▶ **Goal of the exercise**: Would you retype, exactly and without the pictures, the lines between the line holding "Write the TikZ code for this diagram." and the line holding "minimum size=1.45cm, inner", inclusive, and nothing else?
╭──
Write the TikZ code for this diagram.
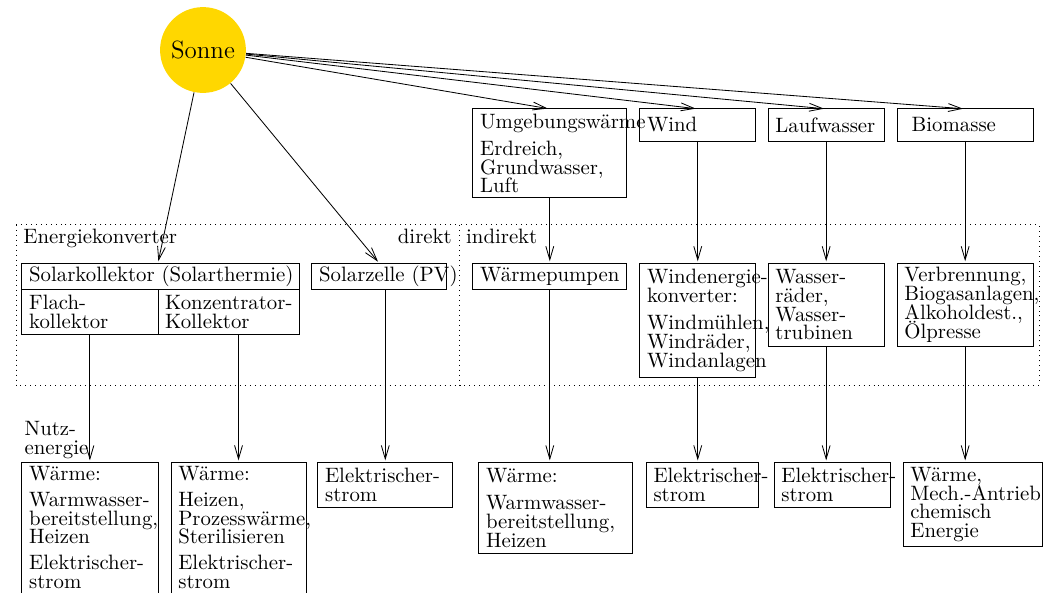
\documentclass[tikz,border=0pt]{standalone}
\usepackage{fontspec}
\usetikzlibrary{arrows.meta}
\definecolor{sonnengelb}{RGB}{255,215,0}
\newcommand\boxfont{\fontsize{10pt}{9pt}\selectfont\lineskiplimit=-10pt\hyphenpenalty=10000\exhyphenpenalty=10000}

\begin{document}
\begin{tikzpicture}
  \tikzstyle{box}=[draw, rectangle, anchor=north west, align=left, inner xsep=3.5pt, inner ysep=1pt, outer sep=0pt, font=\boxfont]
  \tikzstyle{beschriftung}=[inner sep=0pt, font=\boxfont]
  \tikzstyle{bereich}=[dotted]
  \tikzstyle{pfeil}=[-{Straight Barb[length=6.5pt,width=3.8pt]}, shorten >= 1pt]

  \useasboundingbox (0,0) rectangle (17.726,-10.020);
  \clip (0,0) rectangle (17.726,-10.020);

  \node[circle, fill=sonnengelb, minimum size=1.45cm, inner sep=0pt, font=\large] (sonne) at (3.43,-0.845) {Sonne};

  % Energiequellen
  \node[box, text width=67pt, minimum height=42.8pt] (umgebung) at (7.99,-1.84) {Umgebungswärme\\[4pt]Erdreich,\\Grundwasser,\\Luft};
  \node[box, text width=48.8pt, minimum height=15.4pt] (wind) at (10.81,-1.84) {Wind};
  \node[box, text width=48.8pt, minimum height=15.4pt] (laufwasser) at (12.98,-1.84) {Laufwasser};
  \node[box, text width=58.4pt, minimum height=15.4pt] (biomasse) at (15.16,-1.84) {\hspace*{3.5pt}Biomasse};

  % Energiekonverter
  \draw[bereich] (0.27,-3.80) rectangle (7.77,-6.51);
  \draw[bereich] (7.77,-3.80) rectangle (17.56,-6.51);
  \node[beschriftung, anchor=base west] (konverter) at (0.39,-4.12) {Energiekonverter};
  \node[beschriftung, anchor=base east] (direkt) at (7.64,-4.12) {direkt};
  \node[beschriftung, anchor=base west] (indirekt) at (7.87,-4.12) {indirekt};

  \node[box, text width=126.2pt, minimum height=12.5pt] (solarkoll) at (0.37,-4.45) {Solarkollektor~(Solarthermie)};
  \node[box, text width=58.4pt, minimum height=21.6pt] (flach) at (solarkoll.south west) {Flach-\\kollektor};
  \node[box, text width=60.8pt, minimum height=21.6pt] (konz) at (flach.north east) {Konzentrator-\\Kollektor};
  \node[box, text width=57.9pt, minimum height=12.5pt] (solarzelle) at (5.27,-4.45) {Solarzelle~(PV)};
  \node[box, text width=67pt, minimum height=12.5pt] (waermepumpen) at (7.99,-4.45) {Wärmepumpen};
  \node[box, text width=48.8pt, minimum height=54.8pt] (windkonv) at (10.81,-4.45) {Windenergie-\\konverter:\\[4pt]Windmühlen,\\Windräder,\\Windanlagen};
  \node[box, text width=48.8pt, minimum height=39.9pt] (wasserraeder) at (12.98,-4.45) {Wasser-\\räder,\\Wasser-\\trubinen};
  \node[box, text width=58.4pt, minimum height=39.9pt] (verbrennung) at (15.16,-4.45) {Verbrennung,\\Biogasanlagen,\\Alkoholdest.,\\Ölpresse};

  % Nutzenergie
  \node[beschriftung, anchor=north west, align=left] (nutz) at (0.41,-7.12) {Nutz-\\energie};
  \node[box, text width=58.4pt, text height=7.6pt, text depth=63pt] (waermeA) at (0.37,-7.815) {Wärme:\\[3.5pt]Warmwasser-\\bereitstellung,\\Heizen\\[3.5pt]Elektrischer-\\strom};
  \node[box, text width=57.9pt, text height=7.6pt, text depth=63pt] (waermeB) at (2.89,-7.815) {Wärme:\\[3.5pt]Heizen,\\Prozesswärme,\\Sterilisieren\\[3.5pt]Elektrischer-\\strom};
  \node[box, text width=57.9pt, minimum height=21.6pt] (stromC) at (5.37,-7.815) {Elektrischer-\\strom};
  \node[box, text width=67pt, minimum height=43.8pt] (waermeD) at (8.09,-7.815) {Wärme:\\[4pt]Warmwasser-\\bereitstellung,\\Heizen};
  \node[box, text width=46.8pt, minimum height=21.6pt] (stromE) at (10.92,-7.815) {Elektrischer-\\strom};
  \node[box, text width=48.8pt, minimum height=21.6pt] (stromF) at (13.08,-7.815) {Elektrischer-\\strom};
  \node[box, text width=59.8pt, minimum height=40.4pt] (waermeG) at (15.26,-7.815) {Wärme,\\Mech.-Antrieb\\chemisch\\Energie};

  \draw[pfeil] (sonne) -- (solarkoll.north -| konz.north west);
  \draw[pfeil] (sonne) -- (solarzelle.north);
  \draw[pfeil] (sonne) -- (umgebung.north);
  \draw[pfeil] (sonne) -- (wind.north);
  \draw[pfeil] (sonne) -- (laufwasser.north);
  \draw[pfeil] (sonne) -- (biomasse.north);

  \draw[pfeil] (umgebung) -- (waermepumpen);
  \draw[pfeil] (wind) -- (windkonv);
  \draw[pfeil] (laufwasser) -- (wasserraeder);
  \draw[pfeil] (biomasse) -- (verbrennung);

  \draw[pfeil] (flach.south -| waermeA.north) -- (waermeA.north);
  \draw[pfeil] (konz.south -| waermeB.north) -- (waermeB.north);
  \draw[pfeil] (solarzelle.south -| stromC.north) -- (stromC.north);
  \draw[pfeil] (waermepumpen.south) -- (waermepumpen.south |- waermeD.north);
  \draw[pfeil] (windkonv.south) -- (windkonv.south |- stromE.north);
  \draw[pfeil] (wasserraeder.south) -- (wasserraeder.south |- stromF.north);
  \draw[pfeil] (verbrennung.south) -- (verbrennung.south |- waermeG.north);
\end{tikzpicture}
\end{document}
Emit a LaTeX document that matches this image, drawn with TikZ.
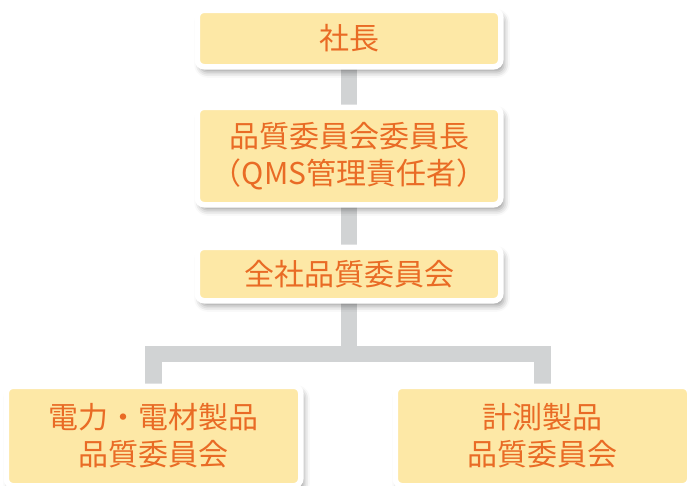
╰──
╭──
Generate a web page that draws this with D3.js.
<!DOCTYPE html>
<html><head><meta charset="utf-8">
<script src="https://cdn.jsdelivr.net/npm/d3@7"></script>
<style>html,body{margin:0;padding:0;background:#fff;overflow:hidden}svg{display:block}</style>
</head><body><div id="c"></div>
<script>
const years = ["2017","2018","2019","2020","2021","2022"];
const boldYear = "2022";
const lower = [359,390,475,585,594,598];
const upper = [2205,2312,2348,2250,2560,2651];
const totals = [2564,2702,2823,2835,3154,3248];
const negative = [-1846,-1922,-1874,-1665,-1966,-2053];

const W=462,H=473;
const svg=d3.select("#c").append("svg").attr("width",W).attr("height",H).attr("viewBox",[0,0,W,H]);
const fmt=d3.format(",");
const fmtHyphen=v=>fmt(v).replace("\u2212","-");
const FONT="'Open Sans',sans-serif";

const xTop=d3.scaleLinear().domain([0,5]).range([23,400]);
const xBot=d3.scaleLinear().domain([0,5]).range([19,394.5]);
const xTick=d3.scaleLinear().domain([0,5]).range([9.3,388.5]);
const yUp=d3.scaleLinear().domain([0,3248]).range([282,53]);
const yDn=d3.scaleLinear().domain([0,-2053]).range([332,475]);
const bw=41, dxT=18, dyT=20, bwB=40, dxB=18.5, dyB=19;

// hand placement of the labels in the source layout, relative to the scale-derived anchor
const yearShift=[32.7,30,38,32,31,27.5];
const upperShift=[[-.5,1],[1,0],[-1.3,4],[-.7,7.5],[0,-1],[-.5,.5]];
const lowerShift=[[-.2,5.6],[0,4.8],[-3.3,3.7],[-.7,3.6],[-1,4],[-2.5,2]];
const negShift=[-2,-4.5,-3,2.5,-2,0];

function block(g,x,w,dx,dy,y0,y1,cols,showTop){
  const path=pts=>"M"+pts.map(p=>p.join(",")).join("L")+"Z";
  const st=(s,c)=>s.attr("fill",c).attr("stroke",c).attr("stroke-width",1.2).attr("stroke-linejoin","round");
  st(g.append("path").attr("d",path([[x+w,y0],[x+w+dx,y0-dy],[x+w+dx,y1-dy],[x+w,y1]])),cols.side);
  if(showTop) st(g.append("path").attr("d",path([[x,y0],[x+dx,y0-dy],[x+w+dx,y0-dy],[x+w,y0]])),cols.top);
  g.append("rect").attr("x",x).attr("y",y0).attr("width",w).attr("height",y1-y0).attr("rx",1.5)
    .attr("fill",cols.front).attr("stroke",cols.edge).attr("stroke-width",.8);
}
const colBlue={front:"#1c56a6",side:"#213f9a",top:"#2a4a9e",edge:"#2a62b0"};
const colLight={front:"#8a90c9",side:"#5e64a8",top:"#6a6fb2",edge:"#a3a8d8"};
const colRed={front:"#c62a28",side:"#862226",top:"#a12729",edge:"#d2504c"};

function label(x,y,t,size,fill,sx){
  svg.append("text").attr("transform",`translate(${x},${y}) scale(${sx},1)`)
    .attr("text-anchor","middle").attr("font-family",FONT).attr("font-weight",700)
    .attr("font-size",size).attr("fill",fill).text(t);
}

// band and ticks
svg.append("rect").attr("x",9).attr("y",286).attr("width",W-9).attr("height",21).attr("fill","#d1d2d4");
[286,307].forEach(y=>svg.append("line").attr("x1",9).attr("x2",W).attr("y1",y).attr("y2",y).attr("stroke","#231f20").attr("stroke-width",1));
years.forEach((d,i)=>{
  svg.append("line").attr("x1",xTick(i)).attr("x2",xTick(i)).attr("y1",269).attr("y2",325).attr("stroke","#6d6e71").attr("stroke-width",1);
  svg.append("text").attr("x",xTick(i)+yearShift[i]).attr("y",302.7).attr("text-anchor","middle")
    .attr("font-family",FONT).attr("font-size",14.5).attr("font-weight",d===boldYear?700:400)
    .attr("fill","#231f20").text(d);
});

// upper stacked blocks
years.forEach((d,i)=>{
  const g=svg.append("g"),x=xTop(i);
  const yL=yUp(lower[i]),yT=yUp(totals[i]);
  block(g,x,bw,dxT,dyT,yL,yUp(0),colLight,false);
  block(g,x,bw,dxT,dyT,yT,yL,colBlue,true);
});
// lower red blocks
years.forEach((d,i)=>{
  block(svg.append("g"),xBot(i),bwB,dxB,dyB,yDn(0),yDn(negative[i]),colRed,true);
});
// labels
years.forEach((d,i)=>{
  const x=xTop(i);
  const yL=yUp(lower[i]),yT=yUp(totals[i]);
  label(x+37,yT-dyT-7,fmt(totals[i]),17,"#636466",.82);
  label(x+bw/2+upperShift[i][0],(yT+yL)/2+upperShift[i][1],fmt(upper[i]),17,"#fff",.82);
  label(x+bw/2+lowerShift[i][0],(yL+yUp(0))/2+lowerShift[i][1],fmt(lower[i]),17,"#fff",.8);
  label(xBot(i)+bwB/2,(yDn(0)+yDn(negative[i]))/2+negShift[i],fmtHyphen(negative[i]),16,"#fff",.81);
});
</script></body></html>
╰──
▶ **Problem solution**:
Write the TikZ code for this diagram.
\documentclass[tikz,border=0pt]{standalone}
\usepackage{fontspec}
\usetikzlibrary{arrows.meta}
\definecolor{sonnengelb}{RGB}{255,215,0}
\newcommand\boxfont{\fontsize{10pt}{9pt}\selectfont\lineskiplimit=-10pt\hyphenpenalty=10000\exhyphenpenalty=10000}

\begin{document}
\begin{tikzpicture}
  \tikzstyle{box}=[draw, rectangle, anchor=north west, align=left, inner xsep=3.5pt, inner ysep=1pt, outer sep=0pt, font=\boxfont]
  \tikzstyle{beschriftung}=[inner sep=0pt, font=\boxfont]
  \tikzstyle{bereich}=[dotted]
  \tikzstyle{pfeil}=[-{Straight Barb[length=6.5pt,width=3.8pt]}, shorten >= 1pt]

  \useasboundingbox (0,0) rectangle (17.726,-10.020);
  \clip (0,0) rectangle (17.726,-10.020);

  \node[circle, fill=sonnengelb, minimum size=1.45cm, inner sep=0pt, font=\large] (sonne) at (3.43,-0.845) {Sonne};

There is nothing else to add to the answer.